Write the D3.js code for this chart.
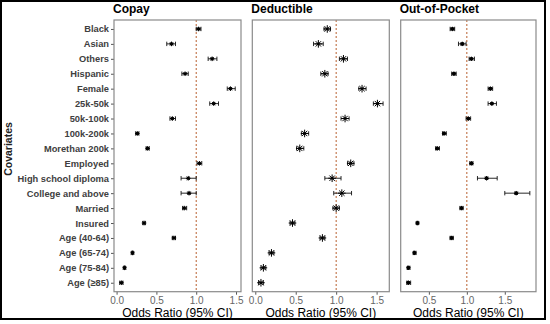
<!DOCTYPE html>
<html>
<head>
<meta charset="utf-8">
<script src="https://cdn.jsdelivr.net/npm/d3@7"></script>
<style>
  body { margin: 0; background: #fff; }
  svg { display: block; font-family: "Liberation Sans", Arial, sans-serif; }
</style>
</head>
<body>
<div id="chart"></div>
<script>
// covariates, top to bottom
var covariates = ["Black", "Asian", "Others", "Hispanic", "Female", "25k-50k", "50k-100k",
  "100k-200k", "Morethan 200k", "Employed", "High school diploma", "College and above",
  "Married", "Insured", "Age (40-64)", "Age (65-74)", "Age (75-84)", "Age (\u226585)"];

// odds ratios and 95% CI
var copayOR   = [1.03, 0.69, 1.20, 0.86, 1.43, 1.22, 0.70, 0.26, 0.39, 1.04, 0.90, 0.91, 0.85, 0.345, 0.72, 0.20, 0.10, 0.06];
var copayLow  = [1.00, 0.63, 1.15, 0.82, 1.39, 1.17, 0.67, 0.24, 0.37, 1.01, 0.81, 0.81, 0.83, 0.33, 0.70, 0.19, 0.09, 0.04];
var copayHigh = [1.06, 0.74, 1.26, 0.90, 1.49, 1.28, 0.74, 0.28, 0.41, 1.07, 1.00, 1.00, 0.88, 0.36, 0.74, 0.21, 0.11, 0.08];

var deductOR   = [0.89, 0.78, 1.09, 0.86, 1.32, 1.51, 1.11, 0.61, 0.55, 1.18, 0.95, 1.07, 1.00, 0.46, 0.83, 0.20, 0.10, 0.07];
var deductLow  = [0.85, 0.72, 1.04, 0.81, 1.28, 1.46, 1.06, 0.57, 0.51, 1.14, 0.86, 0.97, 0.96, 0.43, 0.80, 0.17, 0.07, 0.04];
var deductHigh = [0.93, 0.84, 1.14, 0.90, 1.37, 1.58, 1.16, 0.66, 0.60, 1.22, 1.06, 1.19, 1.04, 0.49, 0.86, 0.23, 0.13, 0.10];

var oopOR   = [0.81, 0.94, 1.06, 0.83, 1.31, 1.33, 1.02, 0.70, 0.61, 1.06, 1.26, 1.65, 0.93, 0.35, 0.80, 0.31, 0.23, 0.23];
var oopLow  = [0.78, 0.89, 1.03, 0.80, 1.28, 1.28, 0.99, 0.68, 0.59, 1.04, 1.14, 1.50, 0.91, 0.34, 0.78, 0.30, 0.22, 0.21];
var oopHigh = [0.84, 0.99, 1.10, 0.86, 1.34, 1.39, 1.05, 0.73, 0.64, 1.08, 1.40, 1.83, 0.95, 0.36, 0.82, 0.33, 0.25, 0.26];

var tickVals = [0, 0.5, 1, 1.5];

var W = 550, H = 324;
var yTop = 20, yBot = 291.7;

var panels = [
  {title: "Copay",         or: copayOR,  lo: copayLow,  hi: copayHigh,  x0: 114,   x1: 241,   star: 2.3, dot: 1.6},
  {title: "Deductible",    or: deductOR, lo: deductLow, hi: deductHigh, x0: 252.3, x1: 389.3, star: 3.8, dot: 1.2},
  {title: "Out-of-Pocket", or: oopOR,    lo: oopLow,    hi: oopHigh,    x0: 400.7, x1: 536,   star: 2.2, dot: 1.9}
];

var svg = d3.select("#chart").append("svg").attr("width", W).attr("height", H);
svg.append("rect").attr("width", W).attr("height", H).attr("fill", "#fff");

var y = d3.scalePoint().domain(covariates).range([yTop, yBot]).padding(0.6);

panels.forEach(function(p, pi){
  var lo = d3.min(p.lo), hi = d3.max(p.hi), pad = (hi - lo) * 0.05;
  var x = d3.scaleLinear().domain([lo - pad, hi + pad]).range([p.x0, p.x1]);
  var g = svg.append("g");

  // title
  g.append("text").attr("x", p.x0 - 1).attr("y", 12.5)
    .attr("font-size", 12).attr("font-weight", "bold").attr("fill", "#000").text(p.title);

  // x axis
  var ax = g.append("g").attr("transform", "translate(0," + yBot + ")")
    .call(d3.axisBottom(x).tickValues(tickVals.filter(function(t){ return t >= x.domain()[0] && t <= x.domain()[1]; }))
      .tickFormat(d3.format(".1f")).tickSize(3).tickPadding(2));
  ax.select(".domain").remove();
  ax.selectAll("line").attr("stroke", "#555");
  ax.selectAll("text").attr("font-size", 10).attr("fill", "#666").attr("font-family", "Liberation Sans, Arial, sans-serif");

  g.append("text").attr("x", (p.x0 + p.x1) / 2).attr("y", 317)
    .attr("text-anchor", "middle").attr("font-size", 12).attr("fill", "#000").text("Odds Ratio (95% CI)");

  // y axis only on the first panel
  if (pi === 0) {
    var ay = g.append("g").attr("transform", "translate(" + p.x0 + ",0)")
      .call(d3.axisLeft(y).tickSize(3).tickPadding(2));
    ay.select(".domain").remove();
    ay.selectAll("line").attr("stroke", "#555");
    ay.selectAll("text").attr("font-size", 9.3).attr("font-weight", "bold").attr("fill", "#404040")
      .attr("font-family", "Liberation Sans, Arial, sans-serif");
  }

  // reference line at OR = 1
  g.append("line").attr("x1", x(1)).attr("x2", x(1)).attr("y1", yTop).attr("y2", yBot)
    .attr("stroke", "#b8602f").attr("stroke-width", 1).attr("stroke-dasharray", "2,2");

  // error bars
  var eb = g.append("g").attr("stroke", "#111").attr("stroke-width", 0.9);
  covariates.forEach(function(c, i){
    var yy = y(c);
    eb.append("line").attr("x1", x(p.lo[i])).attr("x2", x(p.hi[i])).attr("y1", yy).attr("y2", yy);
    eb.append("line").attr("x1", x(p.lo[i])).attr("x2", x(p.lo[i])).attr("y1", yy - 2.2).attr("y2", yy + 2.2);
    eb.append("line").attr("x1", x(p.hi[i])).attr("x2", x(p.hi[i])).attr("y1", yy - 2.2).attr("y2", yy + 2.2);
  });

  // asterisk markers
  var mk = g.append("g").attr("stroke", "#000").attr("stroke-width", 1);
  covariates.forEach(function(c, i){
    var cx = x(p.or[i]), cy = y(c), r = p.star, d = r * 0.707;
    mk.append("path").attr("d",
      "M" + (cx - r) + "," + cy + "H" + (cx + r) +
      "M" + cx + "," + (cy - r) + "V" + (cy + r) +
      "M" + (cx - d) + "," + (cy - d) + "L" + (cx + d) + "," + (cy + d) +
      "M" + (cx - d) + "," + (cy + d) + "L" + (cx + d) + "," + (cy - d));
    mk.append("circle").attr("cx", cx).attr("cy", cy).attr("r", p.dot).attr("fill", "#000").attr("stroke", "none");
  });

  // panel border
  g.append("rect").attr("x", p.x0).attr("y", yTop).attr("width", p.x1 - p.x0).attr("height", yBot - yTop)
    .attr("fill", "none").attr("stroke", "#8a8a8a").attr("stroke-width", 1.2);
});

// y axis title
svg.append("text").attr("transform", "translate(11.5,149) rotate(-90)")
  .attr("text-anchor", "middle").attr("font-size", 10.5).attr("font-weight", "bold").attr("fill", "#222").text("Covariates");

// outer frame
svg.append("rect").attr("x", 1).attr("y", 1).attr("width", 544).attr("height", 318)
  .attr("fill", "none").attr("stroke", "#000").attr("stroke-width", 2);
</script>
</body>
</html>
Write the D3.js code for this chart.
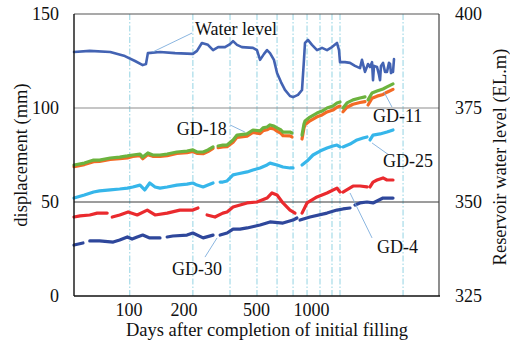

§ **THE REQUEST**
Copy each line in the data that holds the word "chart".

§ **TASK RESPONSE**
Write the D3.js code for this chart.
<div id="chart"></div>
var svg = d3.select("#chart").append("svg").attr("width", W).attr("height", H);
Write the D3.js code for this chart.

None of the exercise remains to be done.